Я заверил Сюзон, что ничего такого не будет, и она все-таки согласилась следовать за мной. Правда сделала она это с таким видом, что я сразу понял, что она сердится не столько из-за того, что ей приходится идти у меня на поводу, как из-за того, что пообещав быть послушным, я отказался объяснить, почему же она должна туда пойти. Как же приятно вспоминать сейчас эти милые поступки своего детства! Даже тяга к постоянно меняющимся увлечениям и самым невоздержанным наслаждениям не притупила в моей душе чувствительности к этим драгоценным мгновениям моей жизни.
Никем не замеченные, мы на цыпочках пробрались в мою комнату.

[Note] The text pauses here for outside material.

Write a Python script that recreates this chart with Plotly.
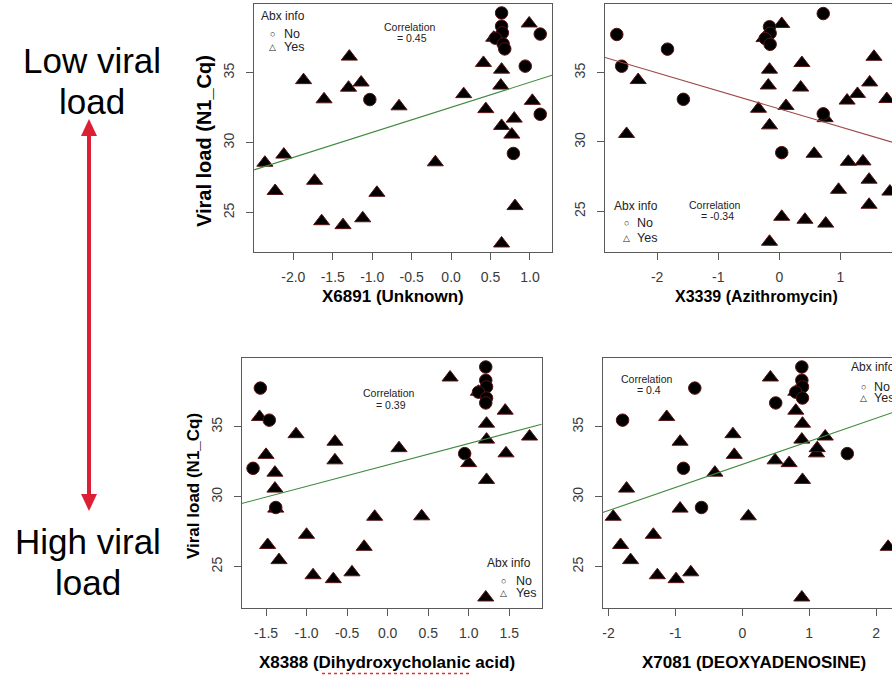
import numpy as np
import plotly.graph_objects as go

W, H = 892, 675

# ---------------- data (39 samples; 11 without antibiotics, 28 with) ----------------
viral_load = [39.27, 38.32, 37.85, 37.47, 37.05, 36.70, 37.76, 35.47, 33.08, 32.03, 29.23,
              28.57, 29.15, 26.55, 34.47, 33.10, 27.28, 24.39, 24.11, 36.15, 33.93, 34.30,
              24.60, 26.42, 32.60, 28.60, 33.47, 35.70, 32.40, 35.22, 34.08, 31.20, 30.58,
              25.47, 22.80, 38.52, 32.99, 31.72, 37.50]
abx_info = ["No", "No", "No", "No", "No", "No", "No", "No", "No", "No", "No",
            "Yes", "Yes", "Yes", "Yes", "Yes", "Yes", "Yes", "Yes", "Yes", "Yes", "Yes",
            "Yes", "Yes", "Yes", "Yes", "Yes", "Yes", "Yes", "Yes", "Yes", "Yes", "Yes",
            "Yes", "Yes", "Yes", "Yes", "Yes", "Yes"]

x6891 = [0.64, 0.64, 0.65, 0.56, 0.66, 0.68, 1.13, 0.94, -1.03, 1.13, 0.79,
         -2.36, -2.12, -2.23, -1.87, -1.61, -1.73, -1.64, -1.37, -1.29, -1.30, -1.14,
         -1.12, -0.94, -0.66, -0.20, 0.16, 0.41, 0.44, 0.64, 0.63, 0.64, 0.77,
         0.81, 0.64, 0.99, 1.03, 0.80, 0.54]
x3339 = [0.72, -0.16, -0.15, -0.23, -0.15, -1.83, -2.66, -2.58, -1.57, 0.72, 0.04,
         1.13, 0.57, 0.97, -2.31, 1.76, 1.47, 0.42, 0.76, 1.55, 0.35, 1.48,
         0.04, 1.81, 0.11, 1.37, 1.28, 0.37, -0.34, -0.16, -0.18, -0.16, -2.50,
         1.47, -0.16, 0.04, 1.11, 0.75, -0.25]
x8388 = [1.21, 1.21, 1.22, 1.12, 1.22, 1.21, -1.57, -1.46, 0.95, -1.66, -1.38,
         -0.16, -1.38, -1.48, -1.13, 1.46, -1.00, -0.92, -0.67, 1.45, -0.65, 1.75,
         -0.44, -0.29, -0.65, 0.42, 0.14, -1.58, 1.00, 1.22, 1.22, 1.22, -1.39,
         -1.34, 1.21, 0.77, -1.50, -1.39, 1.12]
x7081 = [0.89, 0.89, 0.90, 0.80, 0.90, 0.50, -0.71, -1.79, 1.57, -0.88, -0.61,
         -1.93, -0.93, -1.82, -0.14, 1.11, -1.33, -1.27, -0.99, 0.80, -0.93, 1.24,
         -0.77, 2.18, 0.49, 0.09, 1.12, -1.13, 0.70, 0.90, 0.89, 0.90, -1.73,
         -1.67, 0.89, 0.42, -0.12, -0.41, 0.80]

# fitted lines as drawn in each panel
fit_intercepts = [32.53, 32.39, 32.27, 32.31]
fit_slopes = [1.79, -1.30, 1.53, 1.65]

x_titles = ["X6891 (Unknown)", "X3339 (Azithromycin)",
            "X8388 (Dihydroxycholanic acid)", "X7081 (DEOXYADENOSINE)"]
correlations = ["0.45", "-0.34", "0.39", "0.4"]

x_tickvals_1 = [-2.0, -1.5, -1.0, -0.5, 0.0, 0.5, 1.0]
x_ticktext_1 = ["-2.0", "-1.5", "-1.0", "-0.5", "0.0", "0.5", "1.0"]
x_tickvals_2 = [-2, -1, 0, 1]
x_ticktext_2 = ["-2", "-1", "0", "1"]
x_tickvals_3 = [-1.5, -1.0, -0.5, 0.0, 0.5, 1.0, 1.5]
x_ticktext_3 = ["-1.5", "-1.0", "-0.5", "0.0", "0.5", "1.0", "1.5"]
x_tickvals_4 = [-2, -1, 0, 1, 2]
x_ticktext_4 = ["-2", "-1", "0", "1", "2"]
y_tickvals = [25, 30, 35]
y_ticktext = ["25", "30", "35"]

# ---------------- layout helpers ----------------
def px(x):
    return x / W


def py(y):
    return 1 - y / H


FONT = "Liberation Sans, Arial, sans-serif"
TICKC = "#3a3a3a"
FRAMEC = "#5a5a5a"

panels = [
    dict(x=x6891, box=(254, 552, 4, 252), xr=(-2.498, 1.279), yr=(22.19, 39.91),
         tv=x_tickvals_1, tt=x_ticktext_1, line="#3f8a3f", mirror_y=True),
    dict(x=x3339, box=(605, 892, 4, 252), xr=(-2.853, 1.845), yr=(22.06, 39.96),
         tv=x_tickvals_2, tt=x_ticktext_2, line="#a04848", mirror_y=False),
    dict(x=x8388, box=(241.7, 541.7, 358.3, 607.7), xr=(-1.80, 1.90), yr=(22.07, 39.89),
         tv=x_tickvals_3, tt=x_ticktext_3, line="#3f8a3f", mirror_y=True),
    dict(x=x7081, box=(602.7, 892, 358.3, 607.7), xr=(-2.087, 2.238), yr=(22.07, 39.89),
         tv=x_tickvals_4, tt=x_ticktext_4, line="#3f8a3f", mirror_y=False),
]

fig = go.Figure()
yv = np.array(viral_load)
is_no = np.array([a == "No" for a in abx_info])

for i, p in enumerate(panels, start=1):
    xs = np.array(p["x"])
    xa = "x" if i == 1 else f"x{i}"
    ya = "y" if i == 1 else f"y{i}"
    # triangles (Yes) first, then circles (No) on top
    fig.add_trace(go.Scatter(
        x=xs[~is_no], y=yv[~is_no], mode="markers", xaxis=xa, yaxis=ya,
        marker=dict(symbol="triangle-up", size=14, color="black",
                    line=dict(color="#5a1414", width=1)),
        showlegend=False, hoverinfo="x+y"))
    fig.add_trace(go.Scatter(
        x=xs[is_no], y=yv[is_no], mode="markers", xaxis=xa, yaxis=ya,
        marker=dict(symbol="circle", size=12.5, color="black",
                    line=dict(color="#5a1414", width=1)),
        showlegend=False, hoverinfo="x+y"))
    # fitted line across the full plotting region
    b0, b1 = fit_intercepts[i - 1], fit_slopes[i - 1]
    lx = np.array(p["xr"])
    fig.add_trace(go.Scatter(
        x=lx, y=b0 + b1 * lx, mode="lines", xaxis=xa, yaxis=ya,
        line=dict(color=p["line"], width=1.1), showlegend=False, hoverinfo="skip"))

    x0, x1, y0, y1 = p["box"]
    xkey = "xaxis" if i == 1 else f"xaxis{i}"
    ykey = "yaxis" if i == 1 else f"yaxis{i}"
    fig.layout[xkey] = dict(
        domain=[px(x0), min(px(x1), 1.0)], range=list(p["xr"]), anchor=ya,
        tickvals=p["tv"], ticktext=p["tt"], ticks="outside", ticklen=7,
        tickcolor=FRAMEC, tickwidth=1, showline=True, linecolor=FRAMEC, linewidth=1,
        mirror=True, showgrid=False, zeroline=False, ticklabelstandoff=5,
        tickfont=dict(family=FONT, size=14, color=TICKC), fixedrange=True)
    fig.layout[ykey] = dict(
        domain=[py(y1), py(y0)], range=list(p["yr"]), anchor=xa,
        tickvals=y_tickvals, ticktext=y_ticktext, ticks="outside", ticklen=7,
        tickcolor=FRAMEC, tickwidth=1, showline=True, linecolor=FRAMEC, linewidth=1,
        mirror=p["mirror_y"], showgrid=False, zeroline=False, tickangle=-90,
        ticklabelstandoff=6,
        tickfont=dict(family=FONT, size=14, color=TICKC), fixedrange=True)

annotations = []


def ann(text, x, y, size, xanchor="center", color="black", angle=0, bold=False):
    annotations.append(dict(
        text=f"<b>{text}</b>" if bold else text, x=px(x), y=py(y),
        xref="paper", yref="paper", showarrow=False, xanchor=xanchor, yanchor="middle",
        textangle=angle, borderpad=0,
        font=dict(family=FONT, size=size, color=color)))


# axis titles
ann(x_titles[0], 393, 297, 17, bold=True)
ann(x_titles[1], 756, 297, 16, bold=True)
ann(x_titles[2], 387, 662, 17, bold=True)
ann(x_titles[3], 754, 662, 17, bold=True)
ann("Viral load (N1_Cq)", 204, 141, 20, angle=-90, bold=True)
ann("Viral load (N1_Cq)", 193, 486, 17, angle=-90, bold=True)

# correlation labels
corr_pos = [(410, 26.7, 38), (715, 205, 215.5), (389, 393, 405), (647, 379, 390)]
for c, (cx, cy1, cy2) in zip(correlations, corr_pos):
    ann("Correlation", cx, cy1, 10.5, color="#222")
    ann("= " + c, cx + 2, cy2, 10.5, color="#222")

# Abx info legends
legend_pos = [  # (title x, title y, title anchor, symbol x, text x, row1 y, row2 y)
    (260, 15.7, "left", 272, 283, 34, 47),
    (612.7, 205.7, "left", 626, 636, 223, 238),
    (531.7, 562.7, "right", 503, 515, 580.7, 592.7),
    (850, 367, "left", 863, 873, 386.7, 398.3),
]
for tx, ty, tanch, sx, lx_, r1, r2 in legend_pos:
    ann("Abx info", tx, ty, 12, xanchor=tanch, color="#222")
    ann("○", sx, r1, 9, color="#222")
    ann("△", sx, r2, 9, color="#222")
    ann("No", lx_, r1, 12.5, xanchor="left", color="#222")
    ann("Yes", lx_, r2, 12.5, xanchor="left", color="#222")

# left side explanatory text
ann("Low viral", 92, 60, 35)
ann("load", 92, 101, 35)
ann("High viral", 88, 541, 35)
ann("load", 88, 582, 35)

RED = "#dc1f34"
shapes = [
    dict(type="line", xref="paper", yref="paper", x0=px(89), x1=px(89), y0=py(132), y1=py(498),
         line=dict(color=RED, width=4)),
    dict(type="path", xref="paper", yref="paper",
         path=f"M{px(81)},{py(136)} L{px(89)},{py(119)} L{px(97)},{py(136)} Z",
         fillcolor=RED, line=dict(color=RED, width=0)),
    dict(type="path", xref="paper", yref="paper",
         path=f"M{px(81)},{py(494)} L{px(89)},{py(511)} L{px(97)},{py(494)} Z",
         fillcolor=RED, line=dict(color=RED, width=0)),
    # spell-check squiggle under "Dihydroxycholanic"
    dict(type="line", xref="paper", yref="paper", x0=px(322), x1=px(472), y0=py(673.5), y1=py(673.5),
         line=dict(color="#e03030", width=1.5, dash="dot")),
]

fig.update_layout(
    width=W, height=H, autosize=False, margin=dict(l=0, r=0, t=0, b=0),
    paper_bgcolor="white", plot_bgcolor="white", showlegend=False,
    annotations=annotations, shapes=shapes,
    font=dict(family=FONT),
)

fig.write_html("out.html")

Я держал Сюзон за руку, она дрожала. Я показал ей знаками, что нужно вести себя тихо, и усадил ее на свою кровать, а сам приник к отверстию в стене. В той комнате пока никого не было. Я шепотом пообещал Сюзон, что скоро все начнется.
— Но что ты хочешь мне показать? — спросила она, заинтригованная столь таинственными приготовлениями.
— Увидишь, — ответил я и тут же в расчете на будущую победу, которую должно было принести ожидавшееся нами зрелище, опрокинул Сюзон на кровать и попытался засунуть руку ей между ног. Но не смог добраться даже до подвязки, как она живо вскочила и заявила, что если я не перестану, то она поднимет шум. Она даже сделала вид, что хочет уйти, чем ужасно напугала меня. Ведь в ту пору я был настолько простодушен, что все подобные пируэты принимал за чистую монету. Сердце так и выпрыгивало у меня из груди, пока я бормотал что-то невразумительное. К счастью, этого невнятного лепета хватило, чтобы убедить рассерженную девушку, что мое молчание при случае сослужит ей службу. Она согласилась остаться. Я уже совсем отчаялся добиться цели своего предприятия, как вдруг услышал, что дверь комнаты Амбруаза открылась. Я замер, с нетерпением ожидая, когда же любопытство Сюзон откроет мне двери, ключ к которым я так и не смог подобрать сам.
— Вот и они, — сказал я, сделав ей знак молчать и увлекая девушку на кровать. — Вот и они, дорогая Сюзон.
Отодвинув картину, скрывавшую от меня происходившее в той комнате, я приник к отверстию и узрел святого отца, принимавшего на груди Туанетты недвусмысленные залоги ее доброго расположения. Они стояли неподвижно, тесно прижавшиеся и сосредоточенные друг на друге, казалось, что они погружены в глубокую молитву, наполнявшую величием таинство их деяния. Завороженный их поведением, я ждал, когда же они начнут основное действие, чтобы я мог подозвать к отверстию Сюзон. Наконец, Туанетта, удивленная этой затянувшейся прелюдией, первая отстранилась от монаха и, сняв корсет, юбку и сорочку, предстала такой, какой ей и полагалось быть при сем таинстве. До чего же мне нравилось смотреть на нее в таком виде! Мое сластолюбие, раздразненное сопротивлением Сюзон, при этом удвоилось.